The Ramsey Lewis Trio, with bassist Eldee Young and percussionist Redd Holt, became a fixture on the Chicago jazz scene, releasing their debut album, Ramsey Lewis and His Gentle-men of Jazz, in 1956. Pianist Lewis earned his first gold record, as well as a Grammy Award for Best Instrumental Jazz Performance, for the trio’s swinging version of Billy Page’s song “The ‘In’ Crowd.” Lewis returned to the pop charts in 1966 with versions of “Hang On Sloopy” and “Wade in the Water.” Over the years, the band has undergone membership changes, all the while staying true to Lewis’s high musical standards.

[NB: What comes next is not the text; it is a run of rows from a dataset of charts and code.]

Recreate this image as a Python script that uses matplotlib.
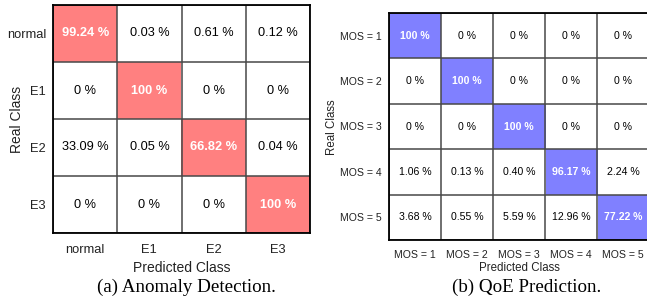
import matplotlib
matplotlib.use("Agg")
import matplotlib.pyplot as plt
import numpy as np

plt.rcParams['font.family'] = ['Liberation Sans', 'DejaVu Sans']

# Data (percent, rows = real class, cols = predicted)
anomaly_labels = ["normal", "E1", "E2", "E3"]
anomaly_cm = [
    [99.24, 0.03, 0.61, 0.12],
    [0, 100, 0, 0],
    [33.09, 0.05, 66.82, 0.04],
    [0, 0, 0, 100],
]
qoe_labels = ["MOS = 1", "MOS = 2", "MOS = 3", "MOS = 4", "MOS = 5"]
qoe_cm = [
    [100, 0, 0, 0, 0],
    [0, 100, 0, 0, 0],
    [0, 0, 100, 0, 0],
    [1.06, 0.13, 0.40, 96.17, 2.24],
    [3.68, 0.55, 5.59, 12.96, 77.22],
]


def fmt(v):
    if float(v).is_integer():
        return "%d %%" % v
    return "%.2f %%" % v


def draw_cm(ax, cm, labels, diag_color, fs_cell, fs_tick, fs_label):
    cm = np.asarray(cm, dtype=float)
    n = cm.shape[0]
    rgb = np.ones((n, n, 3))
    col = matplotlib.colors.to_rgb(diag_color)
    for i in range(n):
        rgb[i, i] = col
    ax.imshow(rgb, aspect='auto', interpolation='nearest')
    for i in range(n):
        for j in range(n):
            if i == j:
                ax.text(j, i, fmt(cm[i, j]), ha='center', va='center',
                        color='white', fontweight='bold', fontsize=fs_cell)
            else:
                ax.text(j, i, fmt(cm[i, j]), ha='center', va='center',
                        color='black', fontsize=fs_cell)
    ax.set_xticks(range(n))
    ax.set_xticklabels(labels, fontsize=fs_tick, color='#222222')
    ax.set_yticks(range(n))
    ax.set_yticklabels(labels, fontsize=fs_tick, color='#222222')
    ax.set_xticks(np.arange(n + 1) - 0.5, minor=True)
    ax.set_yticks(np.arange(n + 1) - 0.5, minor=True)
    ax.grid(which='minor', color='#484848', linewidth=1.1)
    ax.tick_params(which='both', length=0)
    for s in ax.spines.values():
        s.set_color('black')
        s.set_linewidth(1.3)
    ax.set_xlabel('Predicted Class', fontsize=fs_label, color='#222222', va='center')
    ax.set_ylabel('Real Class', fontsize=fs_label, color='#222222', va='center')


fig = plt.figure(figsize=(6.47, 2.99), dpi=100)

ax1 = fig.add_axes([53 / 647, 1 - 233 / 299, 257 / 647, 228 / 299])
draw_cm(ax1, anomaly_cm, anomaly_labels, '#FF8080', 9.2, 9.3, 10)
ax1.tick_params(axis='x', pad=8)
ax1.tick_params(axis='y', pad=5)
ax1.xaxis.set_label_coords(0.5, -0.152)
ax1.yaxis.set_label_coords(-0.140, 0.496)

ax2 = fig.add_axes([389 / 647, 1 - 240 / 299, 260 / 647, 227 / 299])
draw_cm(ax2, qoe_cm, qoe_labels, '#8080FF', 7.6, 7.6, 8.3)
ax2.tick_params(axis='x', pad=7)
ax2.tick_params(axis='y', pad=5)
ax2.xaxis.set_label_coords(0.5, -0.125)
ax2.yaxis.set_label_coords(-0.219, 0.498)

fig.text(186 / 647, 1 - 287 / 299, "(a) Anomaly Detection.", ha='center', va='center',
         fontsize=13.7, family='Liberation Serif')
fig.text(527 / 647, 1 - 287 / 299, "(b) QoE Prediction.", ha='center', va='center',
         fontsize=13.7, family='Liberation Serif')

fig.savefig("out.png", dpi=100)
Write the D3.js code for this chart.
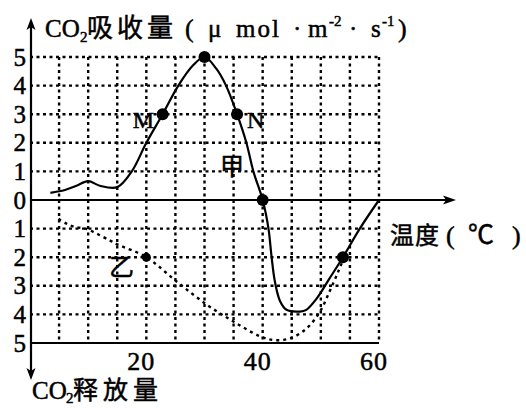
<!DOCTYPE html>
<html>
<head>
<meta charset="utf-8">
<script src="https://cdn.jsdelivr.net/npm/d3@7"></script>
<style>
  body { margin: 0; background: #fff; }
  text { font-family: "Liberation Serif", "Noto Sans CJK SC", serif; fill: #000; stroke: #000; stroke-width: 0.5; }
</style>
</head>
<body>
<script>
// 甲 curve (solid)
const jiaX = [3.5, 6, 8, 10, 12, 15, 17.5, 20, 22.8, 25.5, 28, 30, 32, 33.7, 35.6, 37.2, 38.4, 40, 41, 41.5, 42.1, 43, 44.1, 46.4, 47.5, 49.3, 51.5, 53.8, 56.7, 60];
const jiaY = [0.25, 0.35, 0.5, 0.66, 0.5, 0.45, 1.0, 2.0, 3.0, 4.0, 4.7, 5.0, 4.6, 4.0, 3.0, 2.0, 1.0, 0, -1.0, -1.93, -2.85, -3.54, -3.84, -3.9, -3.84, -3.44, -2.74, -2.0, -1.0, 0];
// 乙 curve (dashed)
const yiX = [4.9, 6.3, 7.7, 9.7, 11.5, 13.7, 15, 20, 25.2, 30.4, 34.9, 39.5, 42, 44.7, 47.5, 49.8, 51.5, 53, 54];
const yiY = [-0.66, -0.83, -0.94, -1.01, -1.18, -1.41, -1.55, -2.0, -2.85, -3.66, -4.24, -4.76, -4.9, -4.84, -4.5, -3.92, -3.2, -2.5, -2.0];
// marked points
const dotX = [22.8, 30, 35.6, 40, 53.8, 20];
const dotY = [3, 5, 3, 0, -2, -2];
const dotR = [6, 6, 6, 6, 6, 4.5];

const xTicks = [20, 40, 60];
const yTicks = [-5, -4, -3, -2, -1, 0, 1, 2, 3, 4, 5];
const xGrid = [5, 10, 15, 20, 25, 30, 35, 40, 45, 50, 55, 60];
const yGrid = [-4, -3, -2, -1, 1, 2, 3, 4, 5];

const w = 526, h = 408;
const x = d3.scaleLinear().domain([0, 60]).range([30, 379]);
const y = d3.scaleLinear().domain([-5, 5]).range([343, 57]);

const svg = d3.select("body").append("svg").attr("width", w).attr("height", h);

// dotted grid
const dots = "3,3.5";
svg.append("g").selectAll("line").data(xGrid).join("line")
  .attr("x1", d => x(d)).attr("x2", d => x(d))
  .attr("y1", y(5)).attr("y2", y(-5))
  .attr("stroke", "#000").attr("stroke-width", 2.4).attr("stroke-dasharray", dots);
svg.append("g").selectAll("line").data(yGrid).join("line")
  .attr("x1", x(0)).attr("x2", x(60))
  .attr("y1", d => y(d)).attr("y2", d => y(d))
  .attr("stroke", "#000").attr("stroke-width", 2.4).attr("stroke-dasharray", dots);

// bottom solid line
svg.append("line").attr("x1", 31).attr("x2", x(60)).attr("y1", y(-5)).attr("y2", y(-5))
  .attr("stroke", "#000").attr("stroke-width", 2.2);

// axes
svg.append("line").attr("x1", 31).attr("x2", 448).attr("y1", y(0)).attr("y2", y(0))
  .attr("stroke", "#000").attr("stroke-width", 2.2);
svg.append("line").attr("x1", 31).attr("x2", 31).attr("y1", 26).attr("y2", 372)
  .attr("stroke", "#000").attr("stroke-width", 2.2);
svg.append("path").attr("d", `M456,${y(0)} L443,${y(0) - 4.5} L446,${y(0)} L443,${y(0) + 4.5}Z`);
svg.append("path").attr("d", "M31,18 L26.5,30 L31,27 L35.5,30Z");
svg.append("path").attr("d", "M31,380 L26.5,368 L31,371 L35.5,368Z");

// y tick labels
svg.append("g").selectAll("text").data(yTicks).join("text")
  .attr("x", 26).attr("y", d => y(d)).attr("dy", "0.34em")
  .attr("text-anchor", "end").attr("font-size", 25)
  .text(d => Math.abs(d));

// x tick labels
svg.append("g").selectAll("text").data(xTicks).join("text")
  .attr("x", d => x(d) - 5).attr("y", 370)
  .attr("text-anchor", "middle").attr("font-size", 26).attr("letter-spacing", 1)
  .text(d => d);

// curves
const line = d3.line().x(d => x(d[0])).y(d => y(d[1])).curve(d3.curveCatmullRom.alpha(0.5));
svg.append("path").attr("d", line(d3.zip(yiX, yiY)))
  .attr("fill", "none").attr("stroke", "#000").attr("stroke-width", 2.4).attr("stroke-dasharray", "3,4");
svg.append("path").attr("d", line(d3.zip(jiaX, jiaY)))
  .attr("fill", "none").attr("stroke", "#000").attr("stroke-width", 2.2);

// points
svg.append("g").selectAll("circle").data(d3.range(dotX.length)).join("circle")
  .attr("cx", i => x(dotX[i])).attr("cy", i => y(dotY[i])).attr("r", i => dotR[i]);

// curve labels
const lab = (tx, ty, s, size, anchor) => svg.append("text").attr("x", tx).attr("y", ty)
  .attr("font-size", size).attr("text-anchor", anchor || "start").text(s);
lab(154, 128, "M", 24, "end");
lab(247, 128, "N", 24);
lab(220, 175, "甲", 24);
lab(109, 276, "乙", 25);

// title
const t = svg.append("text").attr("y", 37).attr("font-size", 25);
t.append("tspan").attr("x", 45).text("CO");
t.append("tspan").attr("x", 80).attr("font-size", 15).attr("dy", 5).text("2");
t.append("tspan").attr("x", 87).attr("font-size", 26).attr("letter-spacing", 4).attr("dy", -5).text("吸收量");
t.append("tspan").attr("x", 185).attr("font-size", 26).text("(");
t.append("tspan").attr("x", 208).text("μ");
t.append("tspan").attr("x", 236).attr("letter-spacing", 2).text("mol");
t.append("tspan").attr("x", 293).text("·");
t.append("tspan").attr("x", 308).text("m");
t.append("tspan").attr("x", 329).attr("font-size", 15).attr("dy", -11).text("-2");
t.append("tspan").attr("x", 349).attr("dy", 11).text("·");
t.append("tspan").attr("x", 371).text("s");
t.append("tspan").attr("x", 382).attr("font-size", 15).attr("dy", -11).text("-1");
t.append("tspan").attr("x", 398).attr("font-size", 26).attr("dy", 11).text(")");

// x axis title
const u = svg.append("text").attr("y", 244).attr("font-size", 24);
u.append("tspan").attr("x", 390).attr("letter-spacing", 1).text("温度");
u.append("tspan").attr("x", 446).attr("font-size", 26).text("(");
u.append("tspan").attr("x", 468).attr("font-size", 26).text("℃");
u.append("tspan").attr("x", 512).attr("font-size", 26).text(")");

// lower title
const b = svg.append("text").attr("y", 399).attr("font-size", 25);
b.append("tspan").attr("x", 32).text("CO");
b.append("tspan").attr("x", 66).attr("font-size", 15).attr("dy", 4).text("2");
b.append("tspan").attr("x", 73).attr("font-size", 25).attr("letter-spacing", 5).attr("dy", -4).text("释放量");
</script>
</body>
</html>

After Young and Holt left the trio to form their own group, the pianist hired a new rhythm section with Cleveland Eaton on bass and Maurice White on drums. When White left the band to form Earth, Wind & Fire, Morris Jennings signed on as the trio’s new percussionist. White returned to produce Lewis’s 1974 smash album entitled Sun Goddess, in which Lewis first experimented with electronic keyboards and featured Earth, Wind & Fire on the album. In 1983, Lewis returned to the studio with Young and Holt for the album Reunion.

Throughout his illustrious career, Lewis, who is an NEA Jazz Master, has also joined forces with countless other artists to create new and innovative music. In 1984, he collaborated with Nancy Wilson on The Two of Us; in 1988, he recorded with London’s Philharmonia Orchestra for the album Classic Encounter; and in 1989, Lewis and Dr. Billy Taylor cut a set of piano duets in We Meet Again. In 1995, Lewis launched the side project Urban Knights, in which he collaborated with a handful of successful crossover jazz stars, including Grover Washington Jr., Earl Klugh, and Dave Koz.

In 1997, Lewis added disc jockey to his résumé, hosting a popular radio show on Chicago’s WNUA-FM that ran until 2009. A new show was syndicated in 2006 under the name Legends of Jazz with Ramsey Lewis and was broadcast on jazz radio stations across the country. That same year, a well-received thirteen-episode Legends of Jazz television series hosted by Lewis was broadcast by PBS on public TV nationwide and featured live performances by a variety of jazz artists, including Larry Gray, Lonnie Smith, Joey DeFrancesco, Dave Brubeck, Chick Corea, Kurt Elling, Benny Golson, Pat Metheny and Tony Bennett. Lately, Lewis has been touring with Philip Bailey (Earth, Wind & Fire), John Pizzarelli, and Dee Dee Bridgewater.

It’s a mark of how much Lewis understands what people want from a piece of music that he remains one of jazz’s most broadly popular figures, yet still holds on to an unshakeable degree of respectability.


His gospel references were elevated and precise, enlisting a rousing backbeat but never fraying around the edges.